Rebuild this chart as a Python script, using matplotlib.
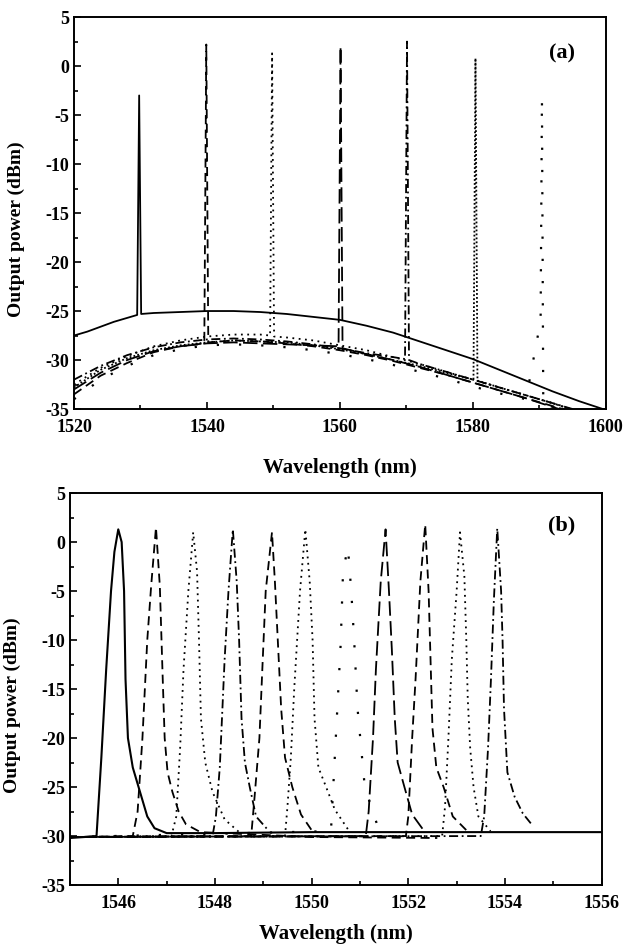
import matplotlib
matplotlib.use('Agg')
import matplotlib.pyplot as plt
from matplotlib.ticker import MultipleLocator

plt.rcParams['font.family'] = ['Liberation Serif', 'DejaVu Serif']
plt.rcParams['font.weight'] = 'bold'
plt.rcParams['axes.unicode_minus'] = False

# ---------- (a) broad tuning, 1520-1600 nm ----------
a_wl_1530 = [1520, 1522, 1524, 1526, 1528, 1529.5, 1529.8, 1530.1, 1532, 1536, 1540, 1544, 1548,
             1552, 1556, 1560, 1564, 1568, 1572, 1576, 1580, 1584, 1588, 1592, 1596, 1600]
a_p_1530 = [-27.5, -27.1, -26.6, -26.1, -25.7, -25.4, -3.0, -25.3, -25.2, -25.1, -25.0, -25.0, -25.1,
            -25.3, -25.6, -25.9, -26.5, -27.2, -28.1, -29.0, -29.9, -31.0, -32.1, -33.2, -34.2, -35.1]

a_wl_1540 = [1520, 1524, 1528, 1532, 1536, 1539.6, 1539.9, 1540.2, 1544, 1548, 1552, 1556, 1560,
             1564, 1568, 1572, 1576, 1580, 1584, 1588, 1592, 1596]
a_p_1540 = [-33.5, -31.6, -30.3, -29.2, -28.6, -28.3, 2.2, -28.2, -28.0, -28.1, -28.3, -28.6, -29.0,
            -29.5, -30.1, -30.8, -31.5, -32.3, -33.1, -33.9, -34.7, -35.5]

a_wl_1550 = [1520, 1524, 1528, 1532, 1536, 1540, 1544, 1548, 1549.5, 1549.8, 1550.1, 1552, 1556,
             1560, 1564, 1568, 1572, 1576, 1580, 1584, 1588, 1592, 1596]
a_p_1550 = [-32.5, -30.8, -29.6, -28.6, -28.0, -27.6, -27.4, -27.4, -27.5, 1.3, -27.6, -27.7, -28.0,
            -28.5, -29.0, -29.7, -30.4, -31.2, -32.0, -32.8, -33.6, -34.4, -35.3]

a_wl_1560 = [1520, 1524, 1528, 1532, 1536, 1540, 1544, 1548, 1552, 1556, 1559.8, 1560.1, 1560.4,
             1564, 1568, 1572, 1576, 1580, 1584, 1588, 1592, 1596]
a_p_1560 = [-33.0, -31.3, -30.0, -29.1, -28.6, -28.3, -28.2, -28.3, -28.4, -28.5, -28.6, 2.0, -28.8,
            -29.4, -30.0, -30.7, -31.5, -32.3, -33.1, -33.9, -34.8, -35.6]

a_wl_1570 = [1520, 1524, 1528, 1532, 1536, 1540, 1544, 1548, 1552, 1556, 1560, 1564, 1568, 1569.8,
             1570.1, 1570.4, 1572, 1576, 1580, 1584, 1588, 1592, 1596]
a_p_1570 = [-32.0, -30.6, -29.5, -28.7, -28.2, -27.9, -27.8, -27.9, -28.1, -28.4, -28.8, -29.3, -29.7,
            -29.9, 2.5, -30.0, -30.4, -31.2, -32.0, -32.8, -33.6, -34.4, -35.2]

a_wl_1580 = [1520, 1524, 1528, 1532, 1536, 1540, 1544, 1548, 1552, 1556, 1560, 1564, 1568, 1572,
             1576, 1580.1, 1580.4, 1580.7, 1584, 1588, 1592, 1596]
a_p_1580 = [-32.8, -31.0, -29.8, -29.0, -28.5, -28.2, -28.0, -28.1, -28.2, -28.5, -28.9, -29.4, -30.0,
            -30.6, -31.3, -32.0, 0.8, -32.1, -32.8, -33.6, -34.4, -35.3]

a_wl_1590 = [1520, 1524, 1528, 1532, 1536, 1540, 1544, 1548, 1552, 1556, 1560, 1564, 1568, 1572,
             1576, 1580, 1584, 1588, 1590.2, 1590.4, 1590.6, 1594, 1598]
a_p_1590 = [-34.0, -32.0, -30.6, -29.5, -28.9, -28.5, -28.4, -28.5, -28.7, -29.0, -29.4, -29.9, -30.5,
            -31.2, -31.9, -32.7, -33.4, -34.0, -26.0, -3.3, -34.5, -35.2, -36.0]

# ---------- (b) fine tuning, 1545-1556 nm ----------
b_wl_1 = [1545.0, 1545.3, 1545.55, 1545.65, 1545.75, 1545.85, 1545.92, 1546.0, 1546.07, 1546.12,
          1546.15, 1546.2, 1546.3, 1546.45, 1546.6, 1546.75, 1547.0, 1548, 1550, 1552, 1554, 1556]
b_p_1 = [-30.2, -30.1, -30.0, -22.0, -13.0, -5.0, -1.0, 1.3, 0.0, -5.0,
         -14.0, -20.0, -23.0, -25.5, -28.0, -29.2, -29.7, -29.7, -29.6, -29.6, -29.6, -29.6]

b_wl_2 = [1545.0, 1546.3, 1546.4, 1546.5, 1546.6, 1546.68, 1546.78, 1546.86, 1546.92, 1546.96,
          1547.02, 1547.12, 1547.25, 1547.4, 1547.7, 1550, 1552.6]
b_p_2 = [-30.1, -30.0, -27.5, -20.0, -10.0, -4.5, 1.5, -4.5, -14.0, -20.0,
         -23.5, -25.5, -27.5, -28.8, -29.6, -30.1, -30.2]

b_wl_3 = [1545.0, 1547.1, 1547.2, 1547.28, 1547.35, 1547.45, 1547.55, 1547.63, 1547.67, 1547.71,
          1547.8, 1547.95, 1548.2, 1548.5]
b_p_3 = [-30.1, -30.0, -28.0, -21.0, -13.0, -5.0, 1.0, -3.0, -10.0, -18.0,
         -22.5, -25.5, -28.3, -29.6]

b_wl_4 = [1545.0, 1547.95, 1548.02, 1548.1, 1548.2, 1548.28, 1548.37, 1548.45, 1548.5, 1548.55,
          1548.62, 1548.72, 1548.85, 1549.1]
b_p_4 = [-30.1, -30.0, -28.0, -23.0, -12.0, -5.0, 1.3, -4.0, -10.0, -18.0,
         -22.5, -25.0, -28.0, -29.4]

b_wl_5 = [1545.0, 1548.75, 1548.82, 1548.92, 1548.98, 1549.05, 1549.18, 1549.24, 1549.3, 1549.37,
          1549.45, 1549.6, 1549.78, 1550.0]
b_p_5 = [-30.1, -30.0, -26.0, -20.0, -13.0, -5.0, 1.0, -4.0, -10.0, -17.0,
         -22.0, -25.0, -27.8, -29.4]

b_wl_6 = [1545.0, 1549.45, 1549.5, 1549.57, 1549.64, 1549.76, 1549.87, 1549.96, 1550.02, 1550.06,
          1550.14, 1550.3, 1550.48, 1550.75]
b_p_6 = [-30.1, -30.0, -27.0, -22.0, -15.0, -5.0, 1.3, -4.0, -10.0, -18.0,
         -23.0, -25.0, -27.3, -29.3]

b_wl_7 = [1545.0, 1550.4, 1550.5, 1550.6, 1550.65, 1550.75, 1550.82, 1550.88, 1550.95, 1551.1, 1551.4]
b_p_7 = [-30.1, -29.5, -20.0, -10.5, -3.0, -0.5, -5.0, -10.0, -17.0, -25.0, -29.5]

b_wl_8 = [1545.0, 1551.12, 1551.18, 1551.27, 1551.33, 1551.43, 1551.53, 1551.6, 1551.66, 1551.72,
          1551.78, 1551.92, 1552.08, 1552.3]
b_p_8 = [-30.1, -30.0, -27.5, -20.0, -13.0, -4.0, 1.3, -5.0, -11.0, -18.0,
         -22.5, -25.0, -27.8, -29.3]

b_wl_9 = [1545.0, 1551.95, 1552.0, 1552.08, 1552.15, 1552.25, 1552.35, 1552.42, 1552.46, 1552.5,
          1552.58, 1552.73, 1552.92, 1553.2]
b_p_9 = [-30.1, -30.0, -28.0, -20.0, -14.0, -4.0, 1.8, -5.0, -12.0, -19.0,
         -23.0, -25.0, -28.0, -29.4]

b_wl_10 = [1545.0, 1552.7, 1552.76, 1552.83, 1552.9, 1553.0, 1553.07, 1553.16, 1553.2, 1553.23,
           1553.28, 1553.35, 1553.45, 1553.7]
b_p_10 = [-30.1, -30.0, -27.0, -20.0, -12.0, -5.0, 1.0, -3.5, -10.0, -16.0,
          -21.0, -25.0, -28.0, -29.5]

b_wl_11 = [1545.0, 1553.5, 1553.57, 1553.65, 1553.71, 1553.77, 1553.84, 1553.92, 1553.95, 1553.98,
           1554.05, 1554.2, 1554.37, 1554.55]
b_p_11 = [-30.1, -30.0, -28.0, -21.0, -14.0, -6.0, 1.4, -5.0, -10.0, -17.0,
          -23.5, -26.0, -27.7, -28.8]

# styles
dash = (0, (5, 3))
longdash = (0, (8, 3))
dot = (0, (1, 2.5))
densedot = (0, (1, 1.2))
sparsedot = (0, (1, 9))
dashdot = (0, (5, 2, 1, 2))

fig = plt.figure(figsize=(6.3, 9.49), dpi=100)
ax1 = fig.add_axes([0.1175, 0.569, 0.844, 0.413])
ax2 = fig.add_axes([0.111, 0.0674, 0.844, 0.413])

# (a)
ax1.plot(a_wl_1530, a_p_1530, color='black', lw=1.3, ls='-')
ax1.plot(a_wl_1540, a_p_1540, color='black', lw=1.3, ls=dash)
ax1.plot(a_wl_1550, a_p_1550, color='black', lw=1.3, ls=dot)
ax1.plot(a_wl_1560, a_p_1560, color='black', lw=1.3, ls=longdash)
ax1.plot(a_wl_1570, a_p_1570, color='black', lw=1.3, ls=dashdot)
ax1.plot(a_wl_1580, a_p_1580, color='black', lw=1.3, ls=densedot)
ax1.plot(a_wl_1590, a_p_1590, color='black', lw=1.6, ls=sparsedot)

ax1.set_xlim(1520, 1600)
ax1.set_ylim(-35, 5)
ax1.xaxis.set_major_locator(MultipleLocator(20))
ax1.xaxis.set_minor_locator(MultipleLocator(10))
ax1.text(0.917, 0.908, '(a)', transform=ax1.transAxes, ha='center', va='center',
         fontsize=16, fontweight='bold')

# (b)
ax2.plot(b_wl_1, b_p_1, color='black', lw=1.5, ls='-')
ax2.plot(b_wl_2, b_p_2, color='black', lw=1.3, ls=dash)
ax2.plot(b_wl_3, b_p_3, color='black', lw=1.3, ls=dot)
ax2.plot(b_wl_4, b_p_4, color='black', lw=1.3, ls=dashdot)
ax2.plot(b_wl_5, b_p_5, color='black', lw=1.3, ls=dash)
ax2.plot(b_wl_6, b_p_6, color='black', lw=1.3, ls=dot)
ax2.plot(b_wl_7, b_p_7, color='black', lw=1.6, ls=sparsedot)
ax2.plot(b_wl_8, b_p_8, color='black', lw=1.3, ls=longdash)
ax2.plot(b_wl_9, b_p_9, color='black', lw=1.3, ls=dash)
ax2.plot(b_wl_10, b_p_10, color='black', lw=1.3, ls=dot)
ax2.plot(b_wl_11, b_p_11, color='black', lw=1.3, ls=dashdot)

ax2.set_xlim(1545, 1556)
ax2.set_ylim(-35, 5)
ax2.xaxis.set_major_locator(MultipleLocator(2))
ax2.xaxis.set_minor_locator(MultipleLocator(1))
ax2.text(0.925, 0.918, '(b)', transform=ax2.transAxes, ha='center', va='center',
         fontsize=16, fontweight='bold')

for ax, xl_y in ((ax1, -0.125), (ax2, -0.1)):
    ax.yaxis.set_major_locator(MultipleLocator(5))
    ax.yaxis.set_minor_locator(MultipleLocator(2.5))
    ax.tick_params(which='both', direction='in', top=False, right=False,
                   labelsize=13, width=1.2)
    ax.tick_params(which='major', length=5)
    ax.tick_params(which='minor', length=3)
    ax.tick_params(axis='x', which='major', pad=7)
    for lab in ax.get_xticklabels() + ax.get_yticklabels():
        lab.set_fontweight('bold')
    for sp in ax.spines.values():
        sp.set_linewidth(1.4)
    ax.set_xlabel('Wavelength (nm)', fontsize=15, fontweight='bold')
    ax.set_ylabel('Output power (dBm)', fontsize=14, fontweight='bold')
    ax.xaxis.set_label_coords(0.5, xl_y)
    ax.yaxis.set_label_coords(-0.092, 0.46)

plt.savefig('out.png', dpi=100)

• [PROBLEM]:
Exactly as they appear, print the lines of the listing above from its first line through the line that contains "plt.rcParams['axes.unicode_minus'] = False", minus the pictures.

• [SOLUTION]:
Rebuild this chart as a Python script, using matplotlib.
import matplotlib
matplotlib.use('Agg')
import matplotlib.pyplot as plt
from matplotlib.ticker import MultipleLocator

plt.rcParams['font.family'] = ['Liberation Serif', 'DejaVu Serif']
plt.rcParams['font.weight'] = 'bold'
plt.rcParams['axes.unicode_minus'] = False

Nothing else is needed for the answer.